Guest post by Matt Gill
Matt Gill, is the Managing Partner and a founding member of MICA Consulting Group, a retained recruiting and consulting firm specializing in connecting people in marketing, interactive, creative and advertising disciplines. Matt has been a key participant in the recruiting industry for the past 17 years. He is also a certified Behavioral Interview Trainer.
Marketing teams have been re-orged and RIF’ed - some of them multiple times over the past few years. As the tide rises, slowly but it is rising, companies are approving headcount additions to their marketing teams. Good news. Unfortunately, the hiring managers are hesitant to pull the trigger.

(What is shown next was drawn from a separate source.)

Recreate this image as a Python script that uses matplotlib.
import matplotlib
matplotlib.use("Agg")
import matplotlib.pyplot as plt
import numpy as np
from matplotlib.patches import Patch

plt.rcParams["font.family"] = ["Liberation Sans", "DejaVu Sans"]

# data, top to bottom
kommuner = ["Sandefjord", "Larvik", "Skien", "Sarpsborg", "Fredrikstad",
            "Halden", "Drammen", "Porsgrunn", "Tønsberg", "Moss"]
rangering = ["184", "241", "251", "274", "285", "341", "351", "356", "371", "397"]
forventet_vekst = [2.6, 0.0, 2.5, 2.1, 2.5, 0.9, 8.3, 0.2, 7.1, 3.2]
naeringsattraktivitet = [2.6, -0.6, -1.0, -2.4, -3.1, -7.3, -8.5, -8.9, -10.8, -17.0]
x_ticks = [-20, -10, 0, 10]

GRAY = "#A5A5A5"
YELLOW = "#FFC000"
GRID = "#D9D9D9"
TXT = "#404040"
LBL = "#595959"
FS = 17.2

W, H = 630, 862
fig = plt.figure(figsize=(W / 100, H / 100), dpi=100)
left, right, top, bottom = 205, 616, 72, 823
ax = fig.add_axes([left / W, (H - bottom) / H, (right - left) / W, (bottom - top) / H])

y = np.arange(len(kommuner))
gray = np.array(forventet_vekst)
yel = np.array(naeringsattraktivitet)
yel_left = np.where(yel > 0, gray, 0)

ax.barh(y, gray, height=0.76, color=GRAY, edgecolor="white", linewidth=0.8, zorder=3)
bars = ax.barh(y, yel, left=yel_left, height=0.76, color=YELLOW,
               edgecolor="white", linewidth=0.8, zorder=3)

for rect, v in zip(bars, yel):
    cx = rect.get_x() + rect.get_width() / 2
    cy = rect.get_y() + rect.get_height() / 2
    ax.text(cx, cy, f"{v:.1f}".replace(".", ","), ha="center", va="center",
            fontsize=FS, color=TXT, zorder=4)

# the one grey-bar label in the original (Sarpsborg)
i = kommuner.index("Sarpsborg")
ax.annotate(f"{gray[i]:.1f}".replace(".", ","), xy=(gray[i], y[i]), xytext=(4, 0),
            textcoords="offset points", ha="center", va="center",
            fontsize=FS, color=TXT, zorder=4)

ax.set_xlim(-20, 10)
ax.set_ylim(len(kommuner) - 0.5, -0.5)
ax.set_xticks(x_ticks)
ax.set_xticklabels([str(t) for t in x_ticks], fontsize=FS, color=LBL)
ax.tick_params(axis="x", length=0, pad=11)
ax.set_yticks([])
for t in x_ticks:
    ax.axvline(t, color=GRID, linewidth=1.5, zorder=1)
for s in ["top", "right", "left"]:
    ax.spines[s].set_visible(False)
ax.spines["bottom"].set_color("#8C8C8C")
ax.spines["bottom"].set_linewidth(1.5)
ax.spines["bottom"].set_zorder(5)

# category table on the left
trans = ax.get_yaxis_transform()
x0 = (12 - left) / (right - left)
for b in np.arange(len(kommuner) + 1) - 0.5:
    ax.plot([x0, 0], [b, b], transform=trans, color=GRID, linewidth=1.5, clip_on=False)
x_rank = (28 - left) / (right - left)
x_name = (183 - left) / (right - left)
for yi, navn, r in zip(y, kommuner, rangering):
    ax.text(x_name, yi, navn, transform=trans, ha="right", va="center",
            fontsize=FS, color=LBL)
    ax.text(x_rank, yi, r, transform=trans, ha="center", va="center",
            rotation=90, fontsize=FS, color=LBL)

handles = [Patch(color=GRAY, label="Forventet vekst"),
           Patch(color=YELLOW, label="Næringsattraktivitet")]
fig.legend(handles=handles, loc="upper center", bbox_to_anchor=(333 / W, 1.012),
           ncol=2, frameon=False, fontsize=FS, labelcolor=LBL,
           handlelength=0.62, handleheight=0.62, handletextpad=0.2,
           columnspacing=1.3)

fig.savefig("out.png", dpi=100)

I’ve consulted with a number of CMO’s over the past couple of quarters on how to get the most out of their precious few hires. The conversation usually starts out with the CMO trying to figure out how to get all the skills and capabilities from three hires that are approved when he really needs seven people to get everything done. For example, they may have a position approved with a list of requirements that looks like this:
· 12+ years mobile, Ecommerce experience – (one of my absolute favorites)
· 10+ years in consumer goods marketing with expertise in channel development with major retailers
· Brand planning expertise with products for the baby boomer demographic
· Social and digital media expertise for new product launch in the infant care category with significant experience managing a co- branded product launch
· 5-7 years managing a global PR campaign
· One horn protruding no less than 12” from the middle of the forehead
I know CMOs and marketing folks fancy themselves able to solve difficult problems, but no matter what the impact of the recent economy, it hasn’t changed the rules of common sense. Unfortunately, the apprehension about making the wrong hire and the hope that this person exists is drastically impacting the length of our jobs recovery and why hiring managers will pass over great candidates.

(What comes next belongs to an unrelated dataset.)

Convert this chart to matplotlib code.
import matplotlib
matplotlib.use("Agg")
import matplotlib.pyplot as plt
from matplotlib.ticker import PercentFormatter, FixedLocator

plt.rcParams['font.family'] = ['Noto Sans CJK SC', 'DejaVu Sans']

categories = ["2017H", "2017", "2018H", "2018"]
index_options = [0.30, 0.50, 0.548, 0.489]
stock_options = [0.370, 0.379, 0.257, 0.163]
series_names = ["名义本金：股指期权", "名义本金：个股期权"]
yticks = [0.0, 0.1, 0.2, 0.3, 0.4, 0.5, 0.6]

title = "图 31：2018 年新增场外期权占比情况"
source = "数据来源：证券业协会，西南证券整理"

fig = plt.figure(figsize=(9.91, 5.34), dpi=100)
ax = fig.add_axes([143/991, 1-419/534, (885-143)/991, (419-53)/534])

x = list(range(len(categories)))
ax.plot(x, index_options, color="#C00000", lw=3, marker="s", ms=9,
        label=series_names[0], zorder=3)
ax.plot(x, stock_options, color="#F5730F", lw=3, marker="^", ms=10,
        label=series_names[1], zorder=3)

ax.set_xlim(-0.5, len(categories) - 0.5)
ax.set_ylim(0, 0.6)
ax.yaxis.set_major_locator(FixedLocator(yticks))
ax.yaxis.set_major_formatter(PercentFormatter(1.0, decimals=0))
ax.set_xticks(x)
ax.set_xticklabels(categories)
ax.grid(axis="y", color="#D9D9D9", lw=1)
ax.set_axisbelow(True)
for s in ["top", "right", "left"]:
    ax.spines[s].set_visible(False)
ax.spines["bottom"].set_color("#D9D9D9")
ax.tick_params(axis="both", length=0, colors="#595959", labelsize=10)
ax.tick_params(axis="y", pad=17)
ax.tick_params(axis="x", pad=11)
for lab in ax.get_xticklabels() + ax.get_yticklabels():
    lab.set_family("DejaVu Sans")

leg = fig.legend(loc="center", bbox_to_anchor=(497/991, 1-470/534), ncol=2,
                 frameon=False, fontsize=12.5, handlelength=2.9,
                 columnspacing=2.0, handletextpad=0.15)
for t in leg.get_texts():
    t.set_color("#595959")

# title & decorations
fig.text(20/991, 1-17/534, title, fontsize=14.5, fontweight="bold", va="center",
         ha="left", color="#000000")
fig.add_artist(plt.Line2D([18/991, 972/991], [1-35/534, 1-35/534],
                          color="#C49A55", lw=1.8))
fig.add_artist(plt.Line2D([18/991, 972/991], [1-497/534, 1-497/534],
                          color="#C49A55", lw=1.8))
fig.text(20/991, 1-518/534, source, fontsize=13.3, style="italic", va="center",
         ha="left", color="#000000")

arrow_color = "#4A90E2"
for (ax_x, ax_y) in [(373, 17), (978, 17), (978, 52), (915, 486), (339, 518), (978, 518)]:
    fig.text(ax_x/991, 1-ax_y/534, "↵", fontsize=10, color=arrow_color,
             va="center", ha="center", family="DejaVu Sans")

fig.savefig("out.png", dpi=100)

To combat the Unicorn Hunter you have to start early on in the interview process. Work very hard at uncovering what the priorities are for the job. These will vary based on who you ask during the interview process, not only do you have to prioritize for the position but you have to assess the influence of the person you are asking. For example if the CEO ranks “Brand planning expertise with products for the baby boomer demographic” as #1 and the junior team member ranks it as #6 you can estimate where it sits on the overall list. If you make uncovering the “experience priorities” part of your interview process from the very first contact and all of your research you may be able to coach and consult your potential new employer in the direction of your strengths. At the very least it will allow you to self-select out if you don’t fit so you can focus your time in higher potential opportunities.